As a summer-lover, sun-worshiper, and heat-seeker, I never thought I’d be so grateful to say goodbye. I’ve also never experienced a year with nearly 70 days at or above 100 degrees before. When you can’t go for a walk midday without burning to a crisp, or using your car for anything but baking cookies, it shifts the script significantly. There’s still a lot to love, from ripe heirloom tomatoes to warm late night swims, but for the first time ever, I’m ready to move on. I’m ready to embrace fall with open arms.
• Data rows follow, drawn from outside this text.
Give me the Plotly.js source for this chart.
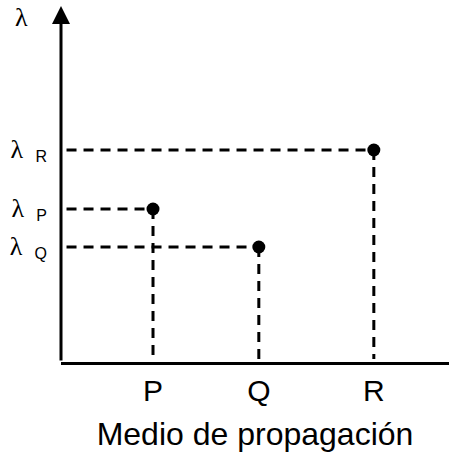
<!DOCTYPE html>
<html><head><meta charset="utf-8">
<script src="https://cdn.plot.ly/plotly-3.0.1.min.js"></script>
<style>body{margin:0;background:#fff}#c{width:449px;height:452px}</style>
</head><body><div id="c"></div>
<script>
const media = ["P", "Q", "R"];
const mediumPos = [1.0, 2.15, 3.40];
const lambdaVals = [1.53, 1.15, 2.12];
const lambdaSubs = ["P", "Q", "R"];
const xTitle = "Medio de propagación";
const yTitle = "λ";

const serif = "Liberation Serif, DejaVu Serif, serif";
const lambdaLabels = lambdaSubs.map(s => "<span style=\"font-family:" + serif + ";font-size:26px\">λ</span>&nbsp;&nbsp;<sub><span style=\"font-size:16px\">" + s + "</span></sub>");
const dashStyle = {color: "#000", width: 3, dash: "10px,7px"};
const traces = [];
for (let i = 0; i < media.length; i++) {
  traces.push({x: [0.06, mediumPos[i]], y: [lambdaVals[i], lambdaVals[i]], mode: "lines", line: dashStyle, hoverinfo: "skip"});
  traces.push({x: [mediumPos[i], mediumPos[i]], y: [lambdaVals[i], 0.03], mode: "lines", line: dashStyle, hoverinfo: "skip"});
}
traces.push({x: mediumPos, y: lambdaVals, mode: "markers", marker: {color: "#000", size: 13}, hoverinfo: "skip"});

const fam = "Liberation Sans, Arial, sans-serif";
const layout = {
  width: 449, height: 452,
  margin: {l: 61, r: 0, t: 0, b: 90},
  showlegend: false,
  paper_bgcolor: "#fff", plot_bgcolor: "#fff",
  xaxis: {range: [0, 4.217], showgrid: false, zeroline: false, showline: true, linewidth: 3, linecolor: "#000",
    tickvals: mediumPos, ticktext: media, ticks: "", tickfont: {family: fam, size: 30, color: "#000"}, ticklabelstandoff: 0,
    title: {text: xTitle, font: {family: fam, size: 32, color: "#000"}, standoff: 18}},
  yaxis: {range: [0, 3.62], showgrid: false, zeroline: false, showline: false,
    tickvals: lambdaVals, ticktext: lambdaLabels, ticks: "", tickfont: {family: fam, size: 22, color: "#000"}, ticklabelstandoff: 13},
  annotations: [
    {x: 0, y: 3.56, xref: "x", yref: "y", ax: 0, ay: 0, axref: "x", ayref: "y", showarrow: true, arrowhead: 2, arrowsize: 1.2, arrowwidth: 3, arrowcolor: "#000", text: ""},
    {x: (21 - 61) / 388, y: (362 - 18) / 362, xref: "paper", yref: "paper", xanchor: "center", yanchor: "middle", text: yTitle, showarrow: false, font: {family: serif, size: 26, color: "#000"}}
  ]
};
Plotly.newPlot("c", traces, layout, {staticPlot: true});
</script></body></html>
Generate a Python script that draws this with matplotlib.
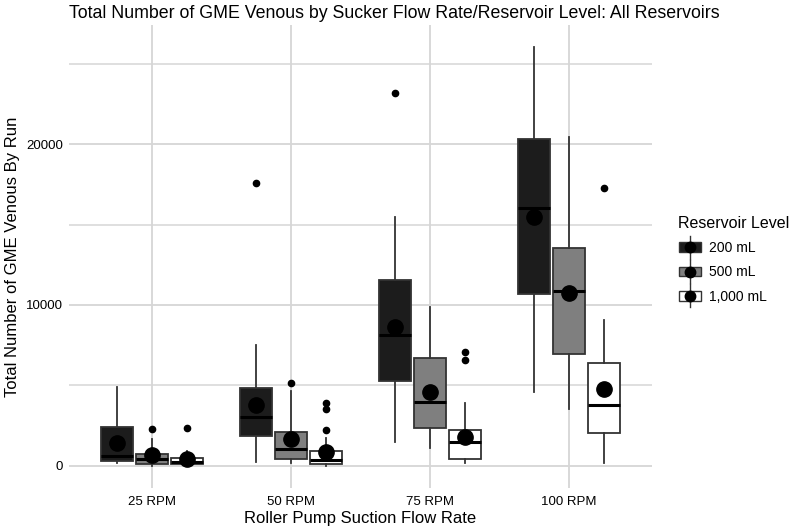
import matplotlib
matplotlib.use('Agg')
import matplotlib.pyplot as plt
from matplotlib.legend_handler import HandlerBase
from matplotlib.patches import Rectangle
from matplotlib.lines import Line2D

plt.rcParams['font.family'] = ['Liberation Sans', 'DejaVu Sans']

categories = ['25 RPM', '50 RPM', '75 RPM', '100 RPM']
levels = ['200 mL', '500 mL', '1,000 mL']
fills = ['#1c1c1c', '#7f7f7f', '#ffffff']

whislo_200 = [150, 210, 1500, 4600]
q1_200 = [300, 1850, 5290, 10680]
med_200 = [610, 3030, 8110, 16040]
q3_200 = [2430, 4850, 11560, 20350]
whishi_200 = [4880, 7510, 15460, 26070]
mean_200 = [1430, 3780, 8610, 15460]
fliers_200 = [[], [17610], [23210], []]

whislo_500 = [0, 150, 1120, 3530]
q1_500 = [90, 440, 2350, 6950]
med_500 = [440, 1060, 3950, 10890]
q3_500 = [750, 2120, 6720, 13530]
whishi_500 = [1640, 4650, 9860, 20470]
mean_500 = [650, 1640, 4570, 10730]
fliers_500 = [[2280], [5170], [], []]

whislo_1000 = [0, 0, 150, 190]
q1_1000 = [90, 90, 440, 2050]
med_1000 = [250, 350, 1480, 3800]
q3_1000 = [460, 900, 2200, 6410]
whishi_1000 = [930, 1700, 3880, 9070]
mean_1000 = [420, 830, 1810, 4790]
fliers_1000 = [[2360], [3880, 3550, 2200], [7100, 6580], [17280]]

series = [
    (whislo_200, q1_200, med_200, q3_200, whishi_200, mean_200, fliers_200),
    (whislo_500, q1_500, med_500, q3_500, whishi_500, mean_500, fliers_500),
    (whislo_1000, q1_1000, med_1000, q3_1000, whishi_1000, mean_1000, fliers_1000),
]

edge = '#333333'
fig = plt.figure(figsize=(7.94, 5.30), dpi=100)
ax = fig.add_axes([68.6/794, 1-488/530, (652.4-68.6)/794, (488-25)/530])

dodge = 0.25
bw = 0.23
for k, (wl, a, m, b, wh, mn, fl) in enumerate(series):
    stats = []
    for i in range(len(categories)):
        stats.append(dict(whislo=wl[i], q1=a[i], med=m[i], q3=b[i], whishi=wh[i],
                          mean=mn[i], fliers=fl[i]))
    pos = [i + 1 + (k - 1) * dodge for i in range(len(categories))]
    ax.bxp(stats, positions=pos, widths=bw, showcaps=False, showmeans=True,
           patch_artist=True, manage_ticks=False,
           boxprops=dict(facecolor=fills[k], edgecolor=edge, linewidth=1.3),
           whiskerprops=dict(color=edge, linewidth=1.3),
           medianprops=dict(color='black', linewidth=2.2),
           meanprops=dict(marker='o', markerfacecolor='black', markeredgecolor='black',
                          markersize=11),
           flierprops=dict(marker='o', markerfacecolor='black', markeredgecolor='black',
                           markersize=4.5),
           zorder=3)

ax.set_xlim(0.4, 4.6)
ax.set_ylim(-1390, 27420)
ax.set_xticks(range(1, len(categories) + 1))
ax.set_xticklabels(categories)
ax.set_yticks([0, 10000, 20000])
ax.set_yticks([5000, 15000, 25000], minor=True)
ax.grid(True, which='major', color='#d6d6d6', linewidth=1.3)
ax.grid(True, which='minor', axis='y', color='#d6d6d6', linewidth=1.1)
ax.set_axisbelow(True)
for s in ax.spines.values():
    s.set_visible(False)
ax.tick_params(which='both', length=0, labelsize=9.5, colors='black', pad=4)
ax.tick_params(axis='x', pad=6)
ax.set_xlabel('Roller Pump Suction Flow Rate', fontsize=12, labelpad=2)
ax.set_ylabel('Total Number of GME Venous By Run', fontsize=12, labelpad=4)
fig.suptitle('Total Number of GME Venous by Sucker Flow Rate/Reservoir Level: All Reservoirs',
             x=0.0864, y=0.99, ha='left', fontsize=12.8)


class BoxHandler(HandlerBase):
    def __init__(self, fill):
        super().__init__()
        self.fill = fill

    def create_artists(self, legend, orig_handle, xdescent, ydescent, width, height,
                       fontsize, trans):
        cx = -xdescent + width / 2
        cy = -ydescent + height / 2
        rw, rh = width, height * 0.85
        r = Rectangle((cx - rw / 2, cy - rh / 2), rw, rh, facecolor=self.fill,
                      edgecolor=edge, linewidth=1.0, transform=trans)
        ln = Line2D([cx, cx], [cy - height * 1.0, cy + height * 1.0], color=edge,
                    linewidth=1.0, transform=trans)
        dot = Line2D([cx], [cy], marker='o', markersize=7.5, color='black',
                     linestyle='none', transform=trans)
        return [ln, r, dot]


handles = [Rectangle((0, 0), 1, 1, label=l) for l in levels]
hmap = {h: BoxHandler(f) for h, f in zip(handles, fills)}
leg = fig.legend(handles=handles, labels=levels, handler_map=hmap,
                 loc='upper left', bbox_to_anchor=(666/794, 1-203/530),
                 frameon=False, title='Reservoir Level', title_fontsize=11.5,
                 fontsize=10, handlelength=1.6, handleheight=0.9, labelspacing=0.75,
                 handletextpad=0.6, alignment='left')

fig.savefig('out.png', dpi=100)
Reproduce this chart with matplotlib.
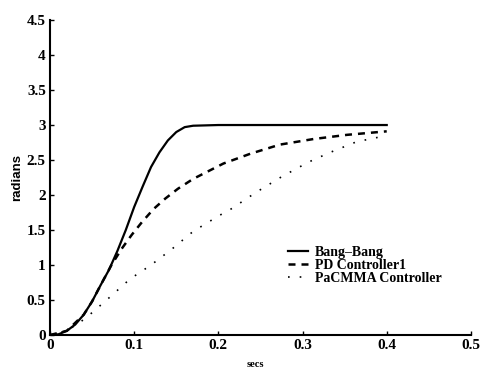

To that end, I’m diving head-first into cozy comfort foods. Bring on the pasta drowned in browned butter, the sautéed mushrooms dancing in white wine. It’s the season of wild mushrooms, flourishing in cool, damp weather. Nestled at the base of oak trees or hidden beneath fallen leaves, they cluster together like a bouquet of flowers, blooming in earthy shades of browns and greys. Springing up where you’d least expect it, luck is often a more important factor than skill when it comes to foraging.

This is my favorite type of backyard chicken. Hen of the woods mushrooms get their name from those feathery, frilled caps, said to look like a sitting hen. Given that they can grow into masses upwards of 50 pounds, I’d like that think there are no barnyard animals that can really measure up.

What makes hen of the woods mushrooms so great?

Also known as maitake mushrooms, they’ve long been touted for their medicinal properties, such as:

  • Boosting the immune system
  • Reducing cancer risks
  • Stabilizing blood sugar
  • Helping regulate blood pressure

What I’m most interested in, however, is their culinary value.

What do hen of the woods mushrooms taste like?

Both subtly nuanced and boldly earthy, delicate yet peppery and assertive, hen of the woods mushrooms are a brilliant bundle of contradictions. One moment they’re soft and tender, buttery and supple, the next they’re almost audibly crunchy, chewy and crisp. There’s no alternative that exactly replicates such a unique eating experience.

Pair that with a luscious blanket of caramelized onions, slowly browned over low heat, with a cascading sauce of nutty browned butter, spiked with a splash of dry white wine. Vegan tortellini tumble and tangle within the wilted mushroom fronds, springs of curly kale sprouting wildly like an overgrown forest floor. It’s a rustic, untamed, and understated plating for a powerhouse of flavor. Toasted pecans rain down like a gentle shower, ending with a clean, clear crunch.

While it’s a dish that could exist in any season given greater accessibility to farmed mushrooms and imported produce, the heart and soul of it can only exist in autumn. In the growing darkness and increasing cold, let it envelop you in warmth. Take comfort knowing that there’s so much good to come of this new season.